«Sarebbe drammatico se qualcuno nel Pd pensasse di far partire la legislatura con Di Maio per ottenere in cambio l'elezione di un presidente della Repubblica del Pd». Il siluro lanciato ieri da Matteo Orfini fa capire che nel partito la guerra è aperta.
L'obiettivo dell'attacco di Orfini non viene nominato, ma è facile intuire che si tratti di Walter Veltroni, che domenica in un'intervista ha esortato i dem, quando sarà il momento e sotto «la regia» di Mattarella, a «dialogare» con i grillini per costituire un governo. E l'accusa, non troppo velata, è che il fondatore del Pd si mostri così aperturista perché se si formasse un esecutivo e la legislatura proseguisse fino al suo termine naturale, questo Parlamento dovrebbe eleggere il prossimo capo dello Stato: Veltroni fu in pista nel 2015, potrebbe tornarci nel 2022 sull'onda di un'intesa coi 5 Stelle, è la velenosa ipotesi orfiniana. Che dà la misura di quanto sia duro lo scontro tra l'ala della fermezza (opposizione e basta) che ha per capofila Renzi e il largo partitone trasversale della trattativa, che in nome della «responsabilità» vuol spingere il Pd verso il sostegno ad un governo purchessia. Partitone alla cui testa si è collocato Veltroni ma che vede presenti molti esponenti di prima fila, da Franceschini a Gentiloni, da Orlando al reggente Martina.
«La guerra è in corso, e finché non si capisce chi prevale, non si farà nessuna scelta», sospira un esponente dem.
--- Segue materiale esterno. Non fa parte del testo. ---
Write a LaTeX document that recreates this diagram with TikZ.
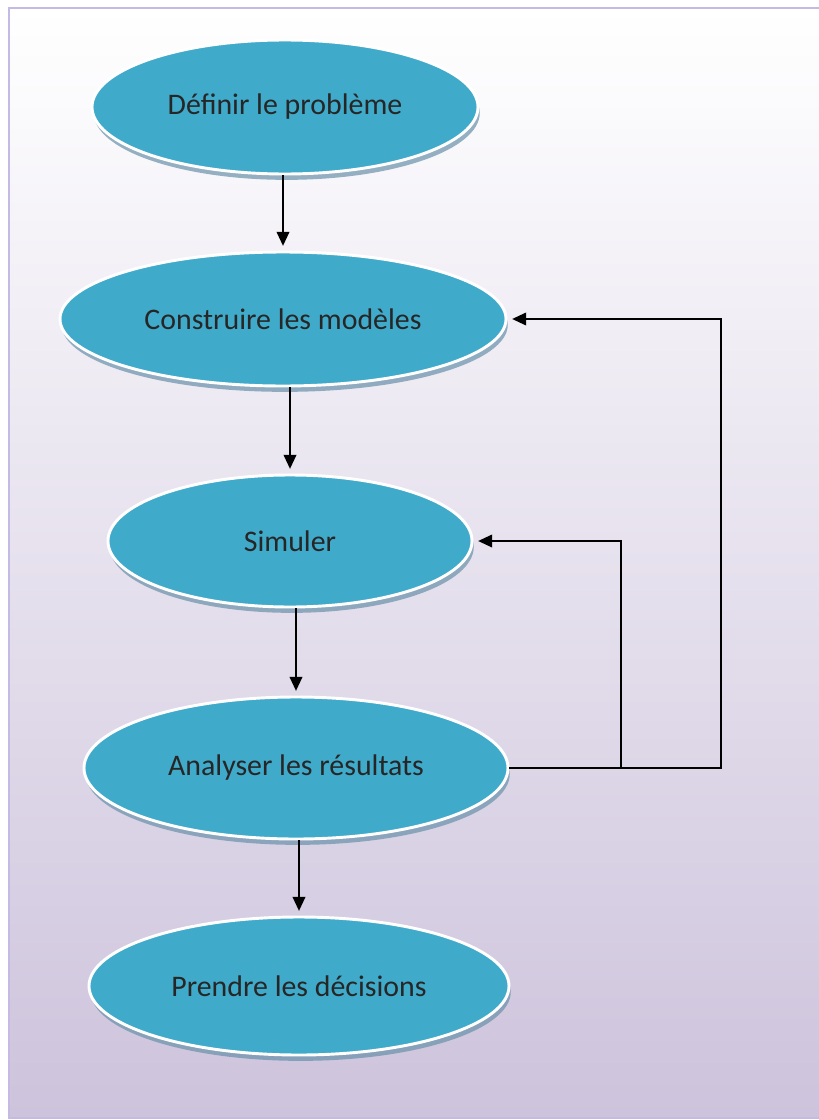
\documentclass[tikz,border=0pt]{standalone}
\usepackage{fontspec}
\setmainfont{Carlito}
\usetikzlibrary{shapes.geometric, shadows, arrows.meta}
\definecolor{bleuetape}{RGB}{64,170,203}
\definecolor{ombreetape}{RGB}{105,145,170}
\definecolor{fondviolet}{RGB}{205,195,220}
\definecolor{bordcadre}{RGB}{196,186,228}

\begin{document}
\begin{tikzpicture}[x=0.03cm, y=-0.03cm,
    etape/.style={ellipse, fill=bleuetape, draw=white, line width=2.5pt, inner sep=0pt,
        font=\fontsize{25.5}{30}\selectfont, text=black!85,
        drop shadow={shadow xshift=1.5pt, shadow yshift=-5pt, fill=ombreetape, opacity=0.7}},
    fleche/.style={->, >={Triangle[length=4.2mm, width=3.8mm]}, line width=1.4pt, shorten >=4pt}]

        \useasboundingbox (0,0) rectangle (819,1120);

        % Fond en dégradé et cadre
        \shade[top color=white, bottom color=fondviolet] (9,8) rectangle (835,1118);
        \draw[bordcadre, line width=1.2pt] (9,8) rectangle (835,1118);

        % Les étapes
        \node[etape, minimum width=11.58cm, minimum height=4.02cm] (definir) at (285,107) {Définir le problème};
        \node[etape, minimum width=13.38cm, minimum height=4.02cm] (construire) at (283,319) {Construire les modèles};
        \node[etape, minimum width=10.92cm, minimum height=3.96cm] (simuler) at (290,541) {Simuler};
        \node[etape, minimum width=12.72cm, minimum height=4.26cm] (analyser) at (296,768) {Analyser les résultats};
        \node[etape, minimum width=12.60cm, minimum height=4.14cm] (decider) at (299,986) {Prendre les décisions};

        % Flèches vers le bas
        \draw[fleche] (construire.north |- definir.south) -- (construire.north);
        \draw[fleche] (simuler.north |- construire.south) -- (simuler.north);
        \draw[fleche] (analyser.north |- simuler.south) -- (analyser.north);
        \draw[fleche] (decider.north |- analyser.south) -- (decider.north);

        % Boucles de retour
        \coordinate (retourA) at (721,768);
        \coordinate (retourB) at (621,768);
        \draw[fleche] (analyser.east) -- (retourA |- analyser.east) |- (construire.east);
        \draw[fleche] (retourB |- analyser.east) |- (simuler.east);

    \end{tikzpicture}
\end{document}
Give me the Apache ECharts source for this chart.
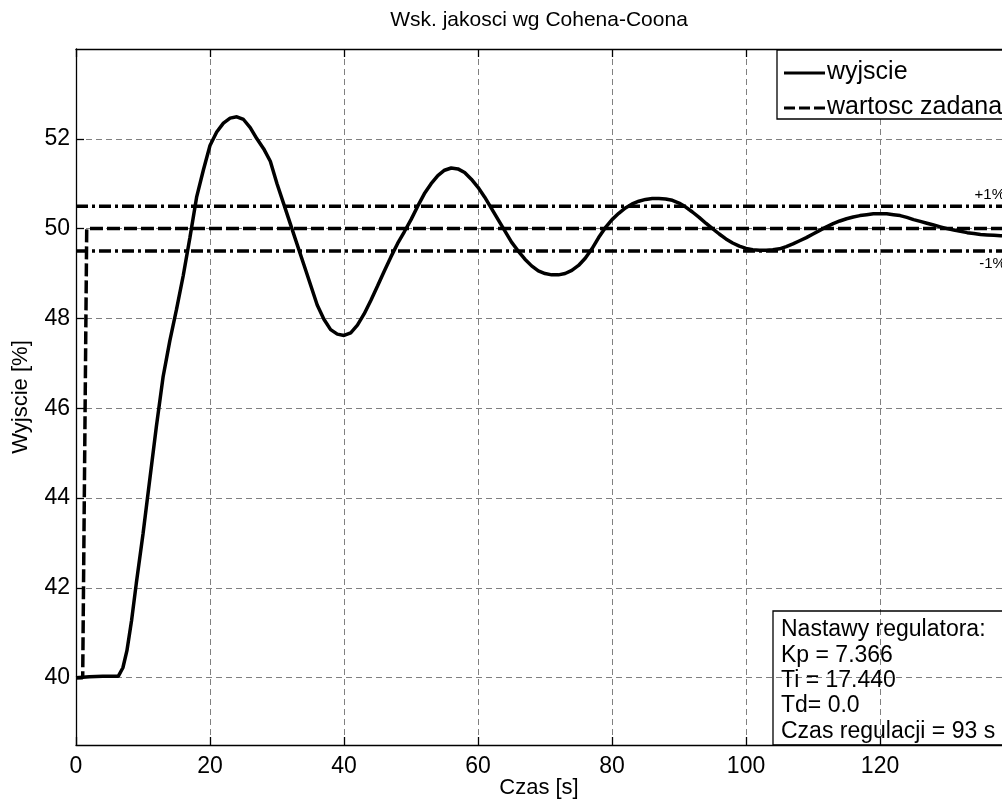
<!DOCTYPE html>
<html><head><meta charset="utf-8">
<script src="https://cdn.jsdelivr.net/npm/echarts@6/dist/echarts.min.js"></script>
<style>html,body{margin:0;padding:0;background:#fff}#c{width:1002px;height:803px}</style>
</head><body><div id="c"></div>
<script>
// ---- data ----
const time = [0,1,2,4,6.3,7,7.6,8.3,9,10,11,12,13,13.5,14,15,16,17,18,19,20,21,22,23,24,25,26,27,28,29,30,31,32,33,34,35,36,37,38,39,40,41,42,43,44,45,46,47,48,49,50,51,52,53,54,55,56,57,58,59,60,61,62,63,64,65,66,67,68,69,70,71,72,73,74,75,76,77,78,79,80,81,82,83,84,85,86,87,88,89,90,91,92,93,94,95,96,97,98,99,100,101,102,103,104,105,106,107,108,109,110,111,112,113,114,115,116,117,118,119,120,121,122,123,124,125,126,127,128,129,130,131,132,133,134,135,136,137,138,139,140];
const output = [40.00,40.01,40.02,40.03,40.03,40.22,40.6,41.28,42.1,43.2,44.4,45.6,46.7,47.1,47.5,48.2,48.95,49.8,50.7,51.3,51.85,52.15,52.35,52.46,52.49,52.43,52.25,52.0,51.78,51.5,51.0,50.55,50.1,49.65,49.2,48.75,48.3,47.98,47.75,47.65,47.62,47.68,47.85,48.1,48.4,48.72,49.05,49.37,49.67,49.93,50.2,50.5,50.78,51.0,51.18,51.3,51.35,51.33,51.25,51.1,50.92,50.7,50.45,50.2,49.95,49.7,49.5,49.32,49.17,49.06,49.0,48.97,48.97,49.0,49.07,49.18,49.34,49.55,49.8,50.02,50.2,50.34,50.46,50.55,50.61,50.65,50.67,50.67,50.66,50.63,50.57,50.48,50.37,50.25,50.12,50.0,49.88,49.77,49.68,49.61,49.56,49.53,49.52,49.52,49.53,49.55,49.6,49.66,49.73,49.8,49.88,49.96,50.04,50.11,50.17,50.22,50.26,50.29,50.31,50.33,50.33,50.33,50.31,50.29,50.25,50.2,50.16,50.12,50.08,50.04,50.0,49.97,49.94,49.91,49.89,49.87,49.86,49.85,49.84,49.84,49.84];
const setTime = [0, 1, 1.6, 140];
const setValue = [40, 40, 50, 50];
const bandTime = [0, 140];
const upperBand = [50.5, 50.5];
const lowerBand = [49.5, 49.5];
const xTicks = [0, 20, 40, 60, 80, 100, 120];
const yTicks = [40, 42, 44, 46, 48, 50, 52];
const legendNames = ['wyjscie', 'wartosc zadana'];
const infoLines = ['Nastawy regulatora:', 'Kp = 7.366', 'Ti = 17.440', 'Td= 0.0', 'Czas regulacji = 93 s'];
const titleText = 'Wsk. jakosci wg Cohena-Coona';
const bandLabels = ['+1%', '-1%'];

// ---- chart ----
const FONT = "'Liberation Sans', Arial, sans-serif";
const zip = (a, b) => a.map((v, i) => [v, b[i]]);
const chart = echarts.init(document.getElementById('c'), null, {renderer: 'canvas'});
const gridLine = {show: true, lineStyle: {color: '#808080', width: 1, type: [6, 4]}};
const dashDot = [12, 4, 3, 4];

const graphic = [
  {type: 'text', x: 539, y: 20, style: {text: titleText, font: '21px ' + FONT, fill: '#000', align: 'center', verticalAlign: 'middle'}, z: 100},
  // legend
  {type: 'rect', shape: {x: 777, y: 50, width: 260, height: 69}, style: {fill: '#fff', stroke: '#000', lineWidth: 1.3}, z: 100},
  {type: 'line', shape: {x1: 784, y1: 73, x2: 825, y2: 73}, style: {stroke: '#000', lineWidth: 3}, z: 101},
  {type: 'text', x: 827, y: 72, style: {text: legendNames[0], font: '25px ' + FONT, fill: '#000', verticalAlign: 'middle'}, z: 101},
  {type: 'line', shape: {x1: 784, y1: 108, x2: 825, y2: 108}, style: {stroke: '#000', lineWidth: 3, lineDash: [11, 4]}, z: 101},
  {type: 'text', x: 827, y: 107, style: {text: legendNames[1], font: '25px ' + FONT, fill: '#000', verticalAlign: 'middle'}, z: 101},
  // info box
  {type: 'rect', shape: {x: 773, y: 611, width: 260, height: 134}, style: {fill: 'none', stroke: '#000', lineWidth: 1.3}, z: 100}
];
infoLines.forEach((t, i) => {
  graphic.push({type: 'text', x: 781, y: 630 + i * 25.3, style: {text: t, font: '23px ' + FONT, fill: '#000', verticalAlign: 'middle'}, z: 101});
});

chart.setOption({
  animation: false,
  backgroundColor: '#fff',
  grid: {left: 76, right: 0, top: 49, bottom: 58, containLabel: false, outerBoundsMode: 'none'},
  xAxis: [{
    type: 'value', min: 0, max: 138.2,
    name: 'Czas [s]', nameLocation: 'middle', nameGap: 32, nameMoveOverlap: false,
    nameTextStyle: {fontFamily: FONT, fontSize: 22, color: '#000'},
    axisLine: {show: true, onZero: false, lineStyle: {color: '#000', width: 1.3}},
    axisTick: {show: true, inside: true, length: 8, customValues: xTicks, lineStyle: {color: '#000', width: 1.3}},
    axisLabel: {fontFamily: FONT, fontSize: 23, color: '#000', margin: 10, customValues: xTicks},
    splitLine: gridLine
  }, {
    type: 'value', min: 0, max: 138.2, position: 'top',
    axisLine: {show: true, onZero: false, lineStyle: {color: '#000', width: 1.3}},
    axisTick: {show: true, inside: true, length: 8, customValues: xTicks, lineStyle: {color: '#000', width: 1.3}},
    axisLabel: {show: false}, splitLine: {show: false}
  }],
  yAxis: [{
    type: 'value', min: 38.5, max: 54,
    name: 'Wyjscie [%]', nameLocation: 'middle', nameGap: 44, nameMoveOverlap: false,
    nameTextStyle: {fontFamily: FONT, fontSize: 22, color: '#000'},
    axisLine: {show: true, onZero: false, lineStyle: {color: '#000', width: 1.3}},
    axisTick: {show: true, inside: true, length: 8, customValues: yTicks, lineStyle: {color: '#000', width: 1.3}},
    axisLabel: {fontFamily: FONT, fontSize: 23, color: '#000', margin: 6, customValues: yTicks},
    splitLine: gridLine
  }],
  series: [
    {name: 'upper', type: 'line', data: zip(bandTime, upperBand), symbol: 'none', silent: true,
     lineStyle: {color: '#000', width: 3.5, type: dashDot}, z: 3,
     markPoint: {symbol: 'rect', symbolSize: 0, silent: true, data: [{coord: [134.1, 50.5]}],
       label: {show: true, formatter: bandLabels[0], position: 'top', distance: 4, align: 'left', fontFamily: FONT, fontSize: 15, color: '#000'}}},
    {name: 'lower', type: 'line', data: zip(bandTime, lowerBand), symbol: 'none', silent: true,
     lineStyle: {color: '#000', width: 3.5, type: dashDot}, z: 3,
     markPoint: {symbol: 'rect', symbolSize: 0, silent: true, data: [{coord: [134.8, 49.5]}],
       label: {show: true, formatter: bandLabels[1], position: 'bottom', distance: 5, align: 'left', fontFamily: FONT, fontSize: 15, color: '#000'}}},
    {name: legendNames[1], type: 'line', data: zip(setTime, setValue), symbol: 'none',
     lineStyle: {color: '#000', width: 3.5, type: [13, 4]}, z: 4},
    {name: legendNames[0], type: 'line', data: zip(time, output), symbol: 'none',
     lineStyle: {color: '#000', width: 3.5}, z: 5}
  ],
  graphic: graphic
});
</script></body></html>
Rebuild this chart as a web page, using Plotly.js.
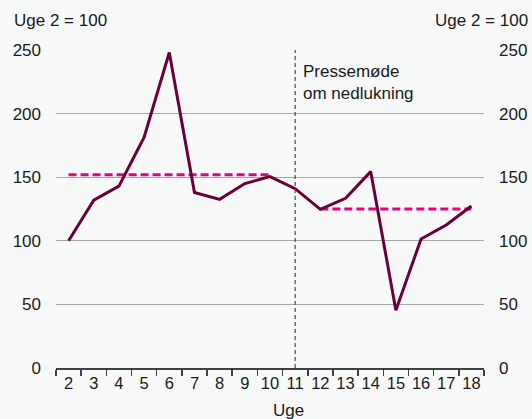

A cominciare dall'elezione dei capigruppo: giovedì si riuniranno le assemblee degli eletti Pd, ma il voto a scrutinio segreto si terrà solo la settimana prossima. Sulla carta, la coppia Guerini (alla Camera) e Marcucci (al Senato) andrebbe bene a tutti: entrambi di provenienza renziana, ma «unitari» quel che basta. Marcucci però è anche in ballo per la vicepresidenza del Senato, e a molti non dispiacerebbe mandarlo lì per avere un capogruppo più vicino al partito della trattativa. Tutto per aria, insomma. Matteo Renzi, atteso al suo debutto di senatore (ma ieri non era a Palazzo Madama tra le eccitate matricole), continua a tacere. Ma la durezza con cui Orfini è intervenuto ieri a respingere le frettolose aperture ad un governo purchessia rispecchia il suo pensiero: «Abbiamo votato in direzione un documento che diceva che stiamo all'opposizione. Tutto il Pd era d'accordo. Il giorno dopo alcuni hanno cominciato a chiedere un'altra cosa», attacca. Ironizzando poi su «questa brillante idea del governo di tutti», una sorta di «orgia», una trovata «strampalata». Probabilmente anche qualcun altro si è accorto che ci si era spinti troppo oltre le righe nell'offrirsi con tanta fretta per un governo al momento non alle viste, e così lo stesso Martina innesta la retromarcia: «Il Pd deve far tesoro di questo passaggio.
Bisogna prepararsi bene a un'attività di minoranza che vuole contribuire dall'opposizione», dice. E pare tramontare anche l'idea di un referendum tra gli iscritti su governo sì, governo no: visti gli umori della base, finirebbe con un «no» massiccio. Quindi i primi a non volerlo sono gli uomini della Trattativa.